By and large, cops are a grumpy lot. Catch them in the middle of a good day, they’ll resent you for ruining the mood. Catch them when things are tense, they’ll bite your head off. You just can’t win. You’d think they have a lot of job stress or something.
But I’m speaking as a reporter. If you’re a cop and a reporter comes calling, I imagine it’s like getting visited by a fungal infection. No good can come of it. You just have to find a way to take care of it in the least painful, least embarrassing way possible.
So, I’m a fungal infection. I can live with that. I’ve been called worse. And for the most part, I do all right. I call the police a half-dozen times on an average night, and they rarely fire chemical spray at me. Maybe it’s because I’m a professional with honed skills. Maybe it’s because I’ve earned a level of respect among our law enforcers. Maybe it’s because my approach borders on spleeny apology from the get-go.
“Hi, lieutenant. LaFlamme here. Really, really sorry to bother you. I know you just had a nine-car pileup and half of Lisbon Street is burning. Seriously, I hate calling at a time like this, but an editor is making me. We really need to know the 1994 statistics for animal bites during summer months that contain more than two syllables. And if you can manage it, we’d like a breakdown on those complaints involving cats instead of … Sarge? Where’d you go, Sarge?”
“The delicate dialogue”
Clearly, I’m exaggerating. Somewhat. Police are generally very good to me. They spend 10 minutes calling me vile names and then, once they’ve caught their breath, they give me what they can. Not always what I want or what I feel I’m entitled to, mind you. But something worthy of print in tomorrow’s big story. Such as: “We can’t confirm a murder was committed. But the victim was shot in the back 47 times.”

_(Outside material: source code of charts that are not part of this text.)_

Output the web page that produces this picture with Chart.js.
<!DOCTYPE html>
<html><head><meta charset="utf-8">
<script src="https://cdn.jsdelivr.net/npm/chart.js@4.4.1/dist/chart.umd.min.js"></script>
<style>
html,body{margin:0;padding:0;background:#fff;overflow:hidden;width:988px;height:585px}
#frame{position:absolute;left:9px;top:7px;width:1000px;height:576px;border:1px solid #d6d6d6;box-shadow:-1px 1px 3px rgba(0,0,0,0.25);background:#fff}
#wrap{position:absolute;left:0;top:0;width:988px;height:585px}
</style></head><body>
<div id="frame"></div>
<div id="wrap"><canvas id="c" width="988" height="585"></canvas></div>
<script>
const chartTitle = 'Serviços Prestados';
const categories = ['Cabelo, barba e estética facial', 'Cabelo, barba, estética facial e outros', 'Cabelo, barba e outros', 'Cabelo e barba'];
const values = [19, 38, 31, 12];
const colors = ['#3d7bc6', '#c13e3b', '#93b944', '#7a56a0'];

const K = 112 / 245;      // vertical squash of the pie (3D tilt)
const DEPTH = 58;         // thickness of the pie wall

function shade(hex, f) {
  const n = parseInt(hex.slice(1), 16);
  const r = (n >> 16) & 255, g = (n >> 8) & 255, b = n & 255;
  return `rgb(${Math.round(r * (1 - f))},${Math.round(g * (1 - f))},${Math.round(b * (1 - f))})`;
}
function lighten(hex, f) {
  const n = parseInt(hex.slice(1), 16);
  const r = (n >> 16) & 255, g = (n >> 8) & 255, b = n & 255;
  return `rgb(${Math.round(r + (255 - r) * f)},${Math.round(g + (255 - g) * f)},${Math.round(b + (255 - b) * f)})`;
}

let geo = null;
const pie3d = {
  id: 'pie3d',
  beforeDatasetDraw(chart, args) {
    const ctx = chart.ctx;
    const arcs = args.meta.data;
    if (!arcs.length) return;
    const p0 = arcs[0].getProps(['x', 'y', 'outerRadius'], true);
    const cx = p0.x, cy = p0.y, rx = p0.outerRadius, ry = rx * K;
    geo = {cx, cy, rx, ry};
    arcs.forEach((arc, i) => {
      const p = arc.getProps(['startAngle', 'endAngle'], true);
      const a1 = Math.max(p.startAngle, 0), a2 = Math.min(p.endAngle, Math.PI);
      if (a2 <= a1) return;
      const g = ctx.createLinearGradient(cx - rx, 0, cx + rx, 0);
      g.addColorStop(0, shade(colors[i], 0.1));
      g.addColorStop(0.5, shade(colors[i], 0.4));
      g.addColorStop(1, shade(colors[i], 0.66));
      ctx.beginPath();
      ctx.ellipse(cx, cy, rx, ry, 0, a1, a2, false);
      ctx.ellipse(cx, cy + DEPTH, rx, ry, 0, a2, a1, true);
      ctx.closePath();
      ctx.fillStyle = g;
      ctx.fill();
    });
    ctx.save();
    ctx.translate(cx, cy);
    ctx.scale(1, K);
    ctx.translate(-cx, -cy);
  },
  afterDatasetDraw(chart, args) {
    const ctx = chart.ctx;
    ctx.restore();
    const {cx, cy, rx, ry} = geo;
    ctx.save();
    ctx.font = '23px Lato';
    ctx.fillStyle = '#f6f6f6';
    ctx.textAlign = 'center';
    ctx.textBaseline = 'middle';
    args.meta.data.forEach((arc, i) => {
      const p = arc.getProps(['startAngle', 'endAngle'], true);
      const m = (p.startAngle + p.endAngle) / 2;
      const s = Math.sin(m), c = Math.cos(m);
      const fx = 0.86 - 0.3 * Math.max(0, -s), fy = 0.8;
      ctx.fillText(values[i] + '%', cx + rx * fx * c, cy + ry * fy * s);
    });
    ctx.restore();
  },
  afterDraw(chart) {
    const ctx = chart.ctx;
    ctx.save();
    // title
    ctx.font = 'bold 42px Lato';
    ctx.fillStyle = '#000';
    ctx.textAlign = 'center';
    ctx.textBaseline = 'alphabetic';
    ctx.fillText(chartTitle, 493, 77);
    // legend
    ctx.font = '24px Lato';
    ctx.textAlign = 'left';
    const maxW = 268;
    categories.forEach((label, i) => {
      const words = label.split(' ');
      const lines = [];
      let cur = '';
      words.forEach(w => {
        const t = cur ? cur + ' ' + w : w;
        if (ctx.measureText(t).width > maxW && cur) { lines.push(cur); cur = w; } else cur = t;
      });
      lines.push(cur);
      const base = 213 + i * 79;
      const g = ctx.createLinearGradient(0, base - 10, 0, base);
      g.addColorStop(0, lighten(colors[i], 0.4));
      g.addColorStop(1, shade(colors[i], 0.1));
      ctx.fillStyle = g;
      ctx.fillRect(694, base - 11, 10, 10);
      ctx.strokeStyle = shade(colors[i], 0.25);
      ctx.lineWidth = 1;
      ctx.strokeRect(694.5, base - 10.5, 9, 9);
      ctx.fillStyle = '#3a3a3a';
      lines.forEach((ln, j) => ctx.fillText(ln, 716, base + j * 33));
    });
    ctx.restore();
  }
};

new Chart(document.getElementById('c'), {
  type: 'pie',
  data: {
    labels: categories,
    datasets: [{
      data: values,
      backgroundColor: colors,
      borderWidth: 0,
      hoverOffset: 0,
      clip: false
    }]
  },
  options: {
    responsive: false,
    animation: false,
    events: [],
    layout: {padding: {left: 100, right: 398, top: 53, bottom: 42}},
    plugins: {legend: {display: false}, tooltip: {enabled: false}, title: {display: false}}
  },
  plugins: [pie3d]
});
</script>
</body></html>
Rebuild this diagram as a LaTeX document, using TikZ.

The delicate dialogue between a reporter and a cop on the record is way more complicated than any romantic discourse in any dimly lit nightclub. It’s a dance, where nobody really knows the moves. It’s clever turns of phrase and an almost gymnastic exchange of words. It’s give, it’s take, it’s trust and balance.
Reporters have questions. Cops have answers. In an ideal world, that’s how simple it is.
But in the real world, as I’ve come to know, there are victim’s rights, chains of evidence, police protocols, prejudicial comments, privileged communications, gag orders, police lines, hearsay, confidentiality and all kinds of other hindrances to the communication process.
And it’s usually late at night. Almost always late.
Put yourself in my place, I implore you. A snarling editor is hanging over my desk, insisting I get the story. His fangs drip green slime as he awaits my meager words. He wants it on the record. He wants it in 10 minutes. And he wants it written like poetry. He growls and digs a talon into my shoulder in painful warning. (If only I were making this part up …)
Conflicting demands
Put yourself in the place of the desk sergeant down at the cop shop. Chaos is unwinding downtown, and the press is calling. Secrecy is a luxury you can’t afford, because a frothing public awaits the facts. You have to give away something. But how much is too much? Or not enough? What would the chief want you to do? What about the mayor? The detectives will blame you for screwing up the case if you release that little detail about the nail gun.
The public’s right to know crashes into the integrity of a police investigation almost daily. If it were only law and order at work, it would be much simpler. But there are personalities. The reporter is dying to crack the big story, and to make the competition look like simpletons. We can’t believe a case of this magnitude has fallen into our laps. We wonder if we’ll have something decent to wear to the Pulitzer acceptance speech.
The sergeants and lieutenants want to avoid mangling a case in the press so the detectives might give something close to pristine to the district attorney. They want to do right and make the chief proud, so that when he wakes up to the news, he won’t be in a butt-kicking mood.
Egos come into play, is what I’m saying. In big cases and little ones.
I bug the cops about little stuff, mostly. A crash here, a water-main break there. I do it with the zeal inherent to my profession. And occasionally, the real importance of my role in the calamity gets put into perspective.
Not long ago, there was a car crash. A bad one. I bugged a sergeant over and over about it, because the clock was ticking and deadline was approaching. The editor was hovering and snarling.
“A few more minutes,” the sergeant told me. “I’ve got to call the family of the kid and tell them he didn’t make it. After that, I can release the information you need.”
So, sometimes cops get grumpy. If I had to make one of those phone calls, I’d probably be grumpy for the rest of my life.
Mark LaFlamme is the Sun Journal crime reporter.